動画なしでもできる出来事記録(記述式ログ)
「何が起きた→なぜ→次にどうする」を1行で。例:「2タッチ目に足を出してPK→焦り→合図『待て』を入れる」。
週次レビュー:1つだけ直す仕組み
毎週末にテーマを1つに絞る(例:45度の半身)。翌週はそのテーマのドリルを最優先。欲張らない方が定着します。
1週間→4週間プログラム:習慣化ロードマップ
1週目:姿勢と間合いの固定化
毎日5分。半身の構え→3歩寄せ→減速→待つを反復。目標は「同じフォームで止まれる」。
2週目:角度作りと判断速度
外誘導と内消しの切替をペアで。2タッチ目の合図に反応して刺す。目標は「出口を塞いでから寄せる」。
3週目:奪取の技術と安全性
ブロック・フック・インターセプトの3種を10本ずつ。接触のフォームを確認。目標は「反則なく強く当たる」。
4週目:試合想定の統合ドリルとチェック
制限付き1対1→小ゲームで実戦化。チェックリストで修正点を1つに絞る。目標は「試合で出す」。
試合前・試合中のチェックリスト
キックオフ前:相手の利き足・初手の傾向を読む
ウォームアップや序盤で、利き足、縦か内か、スピードかキレかを観察。最初の対応の角度を決めます。
前半内の修正:誘導方向と距離の再設定
抜かれたら、距離か角度を変える。外が効く相手なら外へ、カットインが強いなら内消しを強化。
ハーフタイム:デュエルの勝敗要因を1つだけ変える
「入りのスピード」「減速のタイミング」「体の向き」のどれか1つに絞って修正。後半の最初の1回で出し切る。
よくある失敗とその処方箋
突っ込みすぎて抜かれる:ブレーキ練習の導入
寄せは速く、最後は必ず減速→半身→待つ。10mダッシュ→3m減速→停止の反復を入れましょう。
下がり過ぎて打たれる:ライン連動の意識づけ
味方と声でラインを合わせ、PA外で止める。外へ誘導して角度を小さく。
正対しすぎて裏を取られる:45度スタンスの徹底
利き足側を薄く、斜めへ誘導。半身を保ったままサイドステップで調整。
反射的に足を出す:待つ勇気を身につける合図
自分に「待て」と声をかける。
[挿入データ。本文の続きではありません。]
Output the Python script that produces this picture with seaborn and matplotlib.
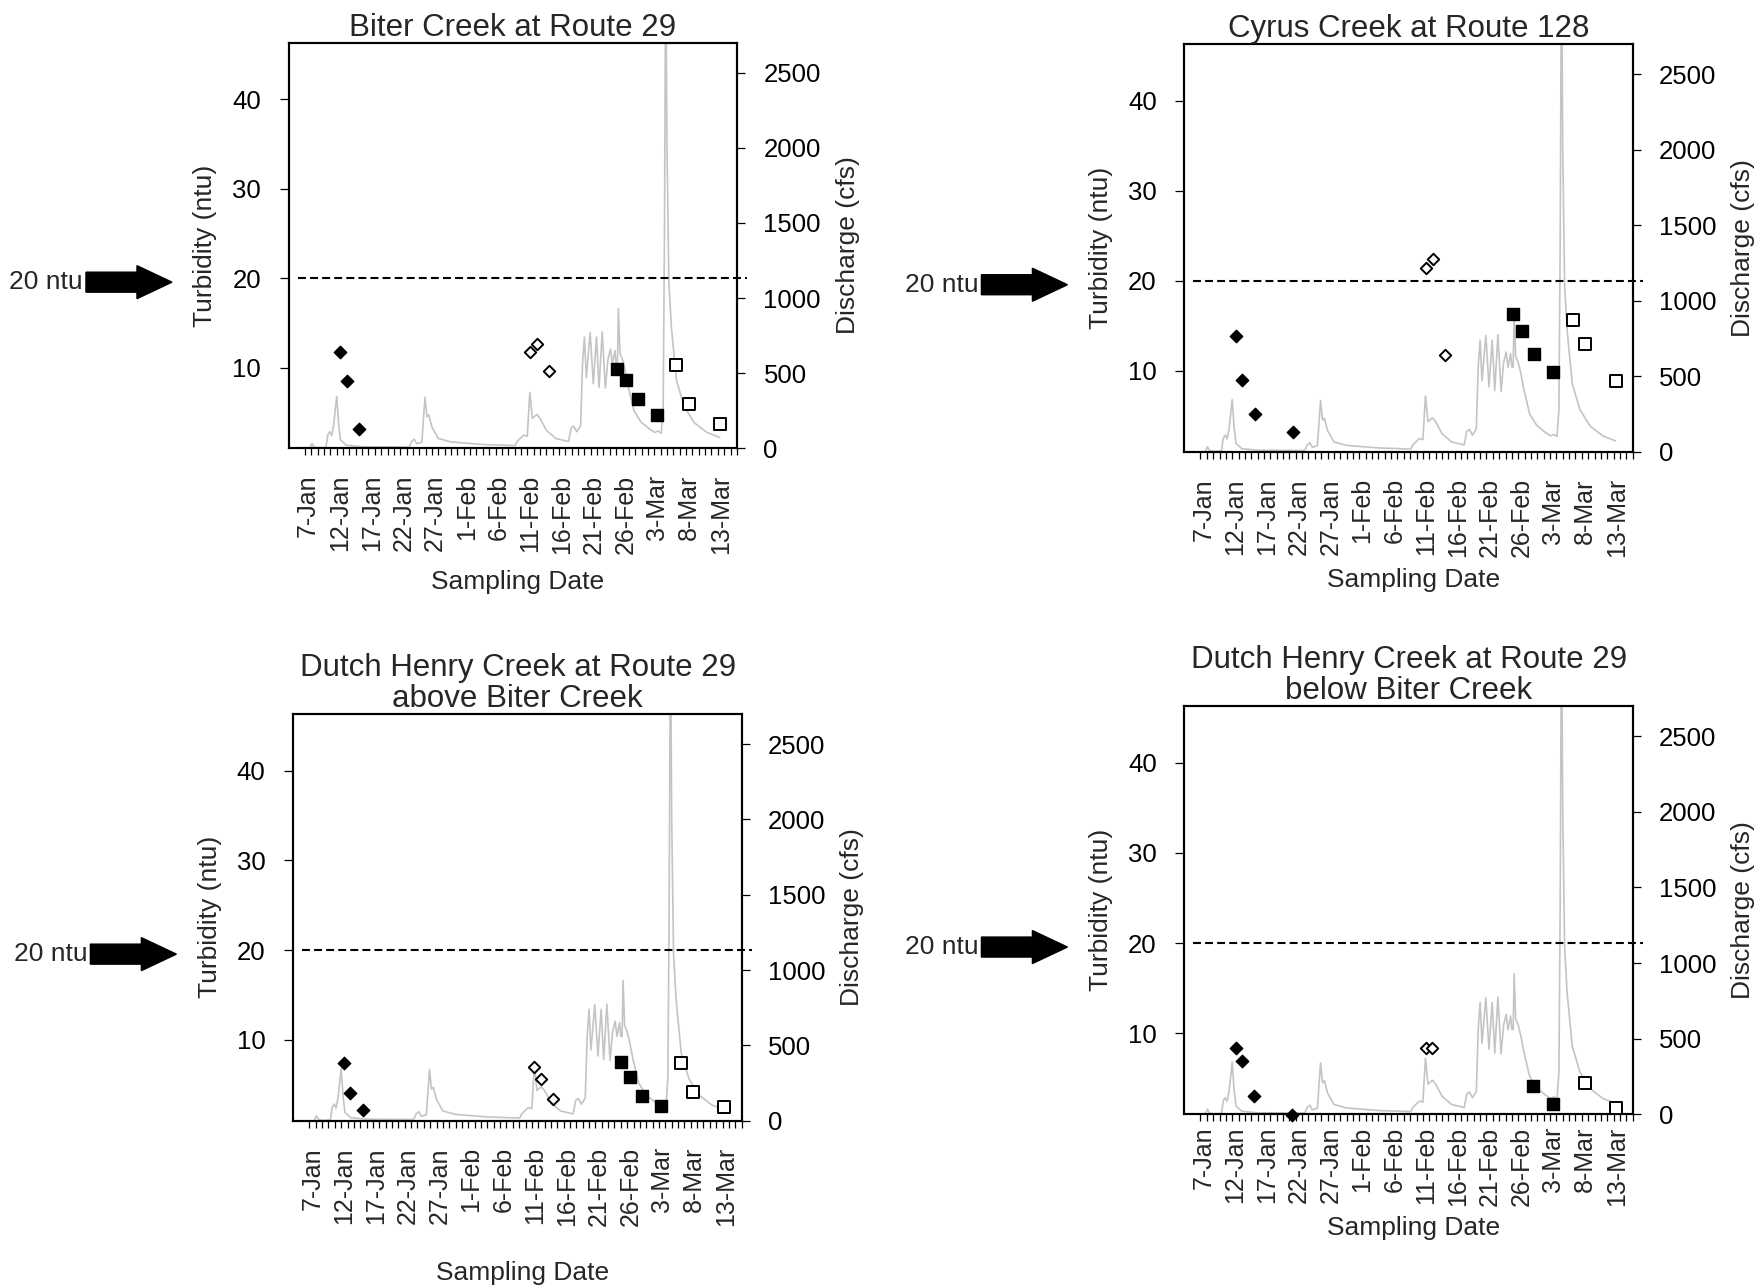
import numpy as np
import matplotlib
matplotlib.use('Agg')
import matplotlib.pyplot as plt
import seaborn as sns
from matplotlib.patches import FancyArrow
from matplotlib.transforms import IdentityTransform

sns.set_style('ticks')
plt.rcParams['font.family'] = ['Liberation Sans', 'DejaVu Sans']

# x axis is days after 7-Jan 00:00
date_labels = ['7-Jan', '12-Jan', '17-Jan', '22-Jan', '27-Jan', '1-Feb', '6-Feb',
               '11-Feb', '16-Feb', '21-Feb', '26-Feb', '3-Mar', '8-Mar', '13-Mar']

# discharge hydrograph (cfs), same gauge shown in every panel
flow_day = [0.8, 1.1, 1.4, 2.0, 3.3, 3.6, 3.9, 4.2, 4.5, 5.0, 5.3, 5.6, 6.5, 9.0,
            16.4, 16.8, 17.2, 17.6, 18.4, 18.9, 19.2, 19.5, 20.0, 21.0, 23.0, 28.0,
            33.1, 33.4, 34.0, 34.5, 35.0, 35.4, 35.8, 36.5, 37.0, 38.0, 39.5, 41.5,
            41.9, 42.3, 42.8, 43.4, 43.7, 44.0, 44.3, 44.9, 45.4, 45.9, 46.3, 46.8,
            47.3, 47.7, 48.1, 48.4, 48.8, 49.0, 49.2, 49.35, 49.6, 50.0, 50.4, 50.9,
            51.8, 52.9, 54.2, 55.1, 55.6, 56.1, 56.4, 56.6, 56.8, 57.0, 57.3, 57.7,
            58.5, 59.7, 61.3, 63.3, 65.3]
flow_cfs = [5, 33, 10, 3, 5, 90, 110, 85, 150, 345, 160, 55, 20, 10,
            8, 45, 60, 30, 40, 340, 210, 222, 140, 65, 42, 25,
            18, 45, 70, 88, 80, 370, 200, 225, 200, 120, 65, 45,
            135, 148, 110, 150, 560, 740, 470, 770, 430, 740, 405, 775,
            400, 590, 660, 560, 650, 560, 560, 930, 630, 590, 520, 410,
            250, 175, 130, 105, 115, 100, 280, 1400, 3300, 2000, 1100, 800,
            450, 280, 170, 105, 72]

# turbidity samples (ntu): fd = filled diamond, od = open diamond,
# fs = filled square, os = open square
biter_day_fd = [5.55, 6.55, 8.45]
biter_ntu_fd = [11.7, 8.5, 3.1]
biter_day_od = [35.4, 36.5, 38.4]
biter_ntu_od = [11.8, 12.7, 9.6]
biter_day_fs = [49.1, 50.5, 52.4, 55.4]
biter_ntu_fs = [9.9, 8.6, 6.5, 4.7]
biter_day_os = [58.4, 60.4, 65.3]
biter_ntu_os = [10.3, 6.0, 3.7]

cyrus_day_fd = [5.6, 6.5, 8.6, 14.5]
cyrus_ntu_fd = [13.9, 9.0, 5.2, 3.2]
cyrus_day_od = [35.5, 36.6, 38.5]
cyrus_ntu_od = [21.4, 22.4, 11.7]
cyrus_day_fs = [49.1, 50.6, 52.5, 55.5]
cyrus_ntu_fs = [16.3, 14.4, 11.9, 9.9]
cyrus_day_os = [58.6, 60.5, 65.4]
cyrus_ntu_os = [15.6, 13.0, 8.9]

dh_above_day_fd = [5.5, 6.4, 8.5]
dh_above_ntu_fd = [7.4, 4.1, 2.2]
dh_above_day_od = [35.4, 36.4, 38.3]
dh_above_ntu_od = [7.0, 5.7, 3.4]
dh_above_day_fs = [49.1, 50.4, 52.3, 55.3]
dh_above_ntu_fs = [7.5, 5.9, 3.8, 2.6]
dh_above_day_os = [58.4, 60.4, 65.3]
dh_above_ntu_os = [7.4, 4.2, 2.5]

dh_below_day_fd = [5.6, 6.5, 8.45, 14.4]
dh_below_ntu_fd = [8.3, 6.9, 3.0, 0.95]
dh_below_day_od = [35.5, 36.5]
dh_below_ntu_od = [8.4, 8.4]
dh_below_day_fs = [52.4, 55.4]
dh_below_ntu_fs = [4.15, 2.1]
dh_below_day_os = [60.5, 65.4]
dh_below_ntu_os = [4.5, 1.7]

threshold_ntu = 20

titles = ['Biter Creek at Route 29',
          'Cyrus Creek at Route 128',
          'Dutch Henry Creek at Route 29\nabove Biter Creek',
          'Dutch Henry Creek at Route 29\nbelow Biter Creek']

panels = [
    dict(fd=(biter_day_fd, biter_ntu_fd), od=(biter_day_od, biter_ntu_od),
         fs=(biter_day_fs, biter_ntu_fs), os=(biter_day_os, biter_ntu_os),
         pos=[0.1640, 0.6517, 0.2543, 0.3151], xlab=-0.30, xpad=19),
    dict(fd=(cyrus_day_fd, cyrus_ntu_fd), od=(cyrus_day_od, cyrus_ntu_od),
         fs=(cyrus_day_fs, cyrus_ntu_fs), os=(cyrus_day_os, cyrus_ntu_os),
         pos=[0.6722, 0.6490, 0.2545, 0.3168], xlab=-0.285, xpad=19),
    dict(fd=(dh_above_day_fd, dh_above_ntu_fd), od=(dh_above_day_od, dh_above_ntu_od),
         fs=(dh_above_day_fs, dh_above_ntu_fs), os=(dh_above_day_os, dh_above_ntu_os),
         pos=[0.1665, 0.1292, 0.2545, 0.3160], xlab=-0.345, xpad=19),
    dict(fd=(dh_below_day_fd, dh_below_ntu_fd), od=(dh_below_day_od, dh_below_ntu_od),
         fs=(dh_below_day_fs, dh_below_ntu_fs), os=(dh_below_day_os, dh_below_ntu_os),
         pos=[0.6722, 0.1342, 0.2545, 0.3172], xlab=-0.25, xpad=9),
]

fig = plt.figure(figsize=(17.62, 12.87), dpi=100)
fs_txt = 19

for title, p in zip(titles, panels):
    ax2 = fig.add_axes(p['pos'])
    ax = ax2.twinx()
    # turbidity axis drawn on the left, discharge on the right
    ax.yaxis.tick_left()
    ax.yaxis.set_label_position('left')
    ax2.yaxis.tick_right()
    ax2.yaxis.set_label_position('right')

    sns.lineplot(x=flow_day, y=flow_cfs, ax=ax2, color='#c4c4c4', linewidth=1.2)

    ax.hlines(threshold_ntu, -1.1, 69.6, colors='black', linewidth=1.5,
              linestyles=(0, (3.8, 2.0)), clip_on=False)

    sns.scatterplot(x=p['fd'][0], y=p['fd'][1], ax=ax, marker='D', s=40,
                    color='black', edgecolor='black', linewidth=1, clip_on=False, zorder=5)
    sns.scatterplot(x=p['od'][0], y=p['od'][1], ax=ax, marker='D', s=34,
                    color='white', edgecolor='black', linewidth=1.4, zorder=5)
    sns.scatterplot(x=p['fs'][0], y=p['fs'][1], ax=ax, marker='s', s=85,
                    color='black', edgecolor='black', linewidth=1, zorder=5)
    sns.scatterplot(x=p['os'][0], y=p['os'][1], ax=ax, marker='s', s=66,
                    color='white', edgecolor='black', linewidth=1.4, clip_on=False, zorder=5)

    ax.set_xlim(-2.52, 68.03)
    ax2.set_xlim(-2.52, 68.03)
    ax.set_ylim(1.0, 46.3)
    ax2.set_ylim(0, 2700)

    ax.set_yticks([10, 20, 30, 40])
    ax2.set_yticks([0, 500, 1000, 1500, 2000, 2500])
    ax.tick_params(axis='y', length=6.5, width=0.9, pad=13.5, labelsize=18.5,
                   colors='black')
    ax2.tick_params(axis='y', length=6, width=0.9, pad=13, labelsize=18.5,
                    colors='black')

    ax2.set_xticks([0.5 + 5 * i for i in range(len(date_labels))])
    ax2.set_xticklabels(date_labels, rotation=90, va='top', ha='center')
    ax2.set_xticks(np.arange(0, 69), minor=True)
    ax2.tick_params(axis='x', which='major', length=0, pad=p['xpad'], labelsize=18)
    ax2.tick_params(axis='x', which='minor', length=5, width=0.9, direction='out',
                    colors='black')
    ax.tick_params(axis='x', which='both', bottom=False, labelbottom=False)

    for a in (ax, ax2):
        for s in a.spines.values():
            s.set_visible(True)
            s.set_color('black')
            s.set_linewidth(1.5)

    ax.set_ylabel('Turbidity (ntu)', fontsize=fs_txt)
    ax.yaxis.set_label_coords(-0.16, 0.5)
    ax2.set_ylabel('Discharge (cfs)', fontsize=fs_txt)
    ax2.yaxis.set_label_coords(1.22, 0.5)
    ax2.set_xlabel('Sampling Date', fontsize=fs_txt)
    ax2.xaxis.set_label_coords(0.51, p['xlab'])
    ax.set_xlabel('')

    ax.set_title(title, fontsize=22.5, pad=1, linespacing=1.05)

    # "20 ntu" callout arrow
    x0 = ax.transAxes.transform((0, 0))[0]
    y20 = ax.transData.transform((0, threshold_ntu))[1] - 4
    fig.add_artist(FancyArrow(x0 - 203, y20, 86, 0, width=20, head_width=33,
                              head_length=35, length_includes_head=True,
                              color='black', transform=IdentityTransform()))
    fig.text(x0 - 206, y20, '20 ntu', transform=IdentityTransform(),
             ha='right', va='center', fontsize=fs_txt)

fig.savefig('out.png', dpi=100)
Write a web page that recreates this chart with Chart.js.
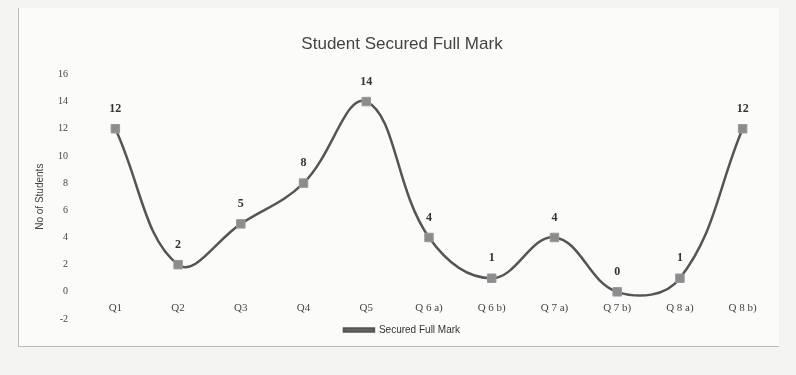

2タッチ目まで我慢するルールで練習しましょう。
伝わるコーチングワード:短く、具体的に
行動を引き出すワード例(角度・距離・待て)
「角度!」「半身!」「3歩!」「外切れ!」「待て!」。短くて即行動に移せる言葉を使います。
チーム内の合図を共通化する
「内消し」「外誘導」「カバーOK」などの合図を統一。誰が聞いても同じ行動が取れるように。
否定語の置き換えでミスを減らす
「行くな」より「待て」、「下がるな」より「止めろ」。肯定形は判断を速くします。
まとめ:今日から始める“1対1が変わる”3つの習慣
姿勢と角度を先に作る
45度の半身、外誘導、出口封鎖。寄せる前に形を作るだけで、1対1は安定します。
視線とスキャンをルーティン化
腰を見る、3回スキャン、2タッチ目を待つ。見る場所とタイミングを習慣に。
記録・計測・週次レビューで定着させる
成功率・無効化・被突破を記録し、毎週1テーマに集中。小さな改善が積み重なります。
おわりに
守備の上達は、派手さより「同じ正解を繰り返す力」です。フォーム、角度、タイミングという地味な積み重ねが、1対1の結果を変えます。今日の練習から、まずは半身で止まる3歩を。変化は意外と早く訪れます。